Aerodromes are secure installations but they are under the supervision of Mavcom, which, by inference from the act that establishes it, does not have the necessary technical expertise to evaluate aerodromes.

How can they regulate aerodromes when they do not have the expertise to do so?

It is likely that this lack of clear chain of authority has resulted in many things not being given proper oversight by the qualified people.

The two acts establishing Mavcom and CAAM are clearly not coherent and are not capable of giving guidance on roles and responsibilities of those in office.

By giving Mavcom sweeping rather than restricted powers, certain safety and security implications, which should come under the purview of CAAM, have been overlooked.

The two acts do not place sufficient emphasis on the separation of powers between the two bodies and do not define the differences between commercial considerations and safety and technical worries.

The timing of when the two acts came into force may have also influenced the way civil aviation in Malaysia is managed.

With a two-year advantage, Mavcom was able to position itself as the main source of authority in many matters and this may have given them a false sense of importance in key areas where they have no authority.

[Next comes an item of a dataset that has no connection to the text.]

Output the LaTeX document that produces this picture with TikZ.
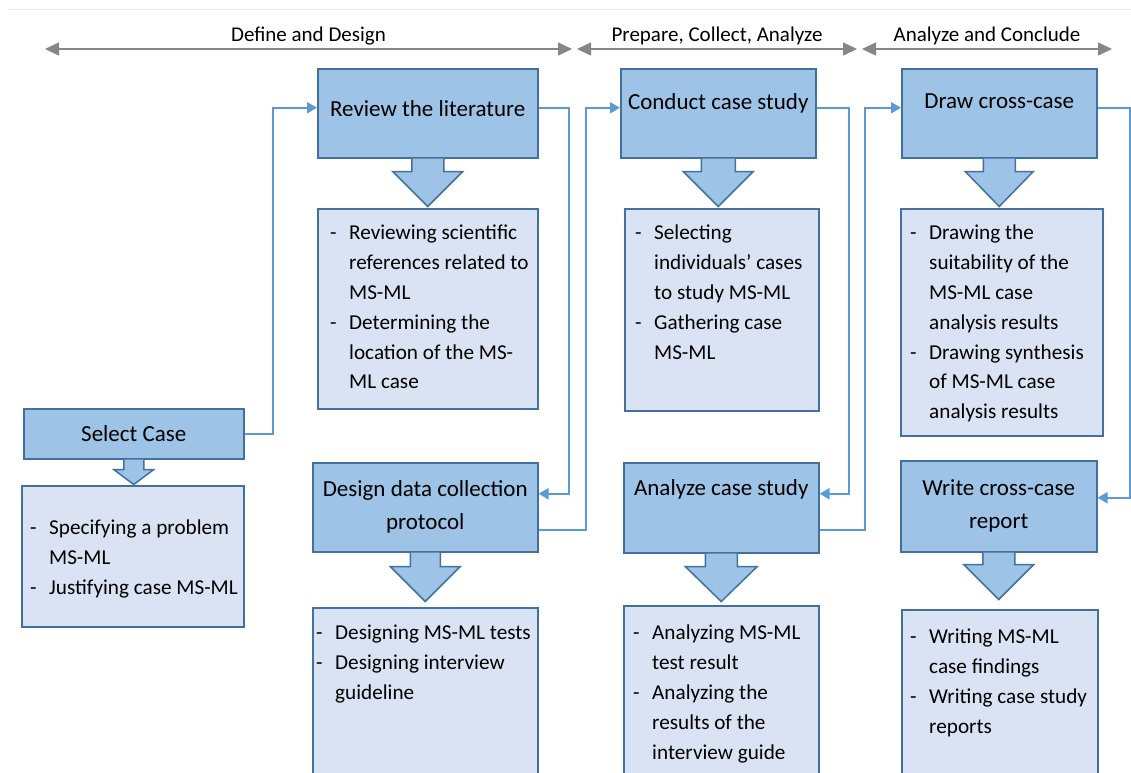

The CAAM Act, which was passed two years after the Mavcom Act, seemed to have given the new body the opportunity to pick up table scraps from what Mavcom has carved out for itself, giving it a diminished sense of authority and responsibility.

The fact that Mavcom collects the licensing fees for air carriers and aerodrome operators and ground handlers and other matters also magnifies its powers and amplifies it voice in areas that it has no expertise in.

This may have resulted in an unsatisfactory situation developing within the industry.

The result is a civil aviation sector that is overly licensed and harassed but, maybe not better regulated or guided in the areas that are important.

That is probably why the FAA decided to downgrade us.

Our incoherence is dangerous and we need to get our act together before things get out of hand.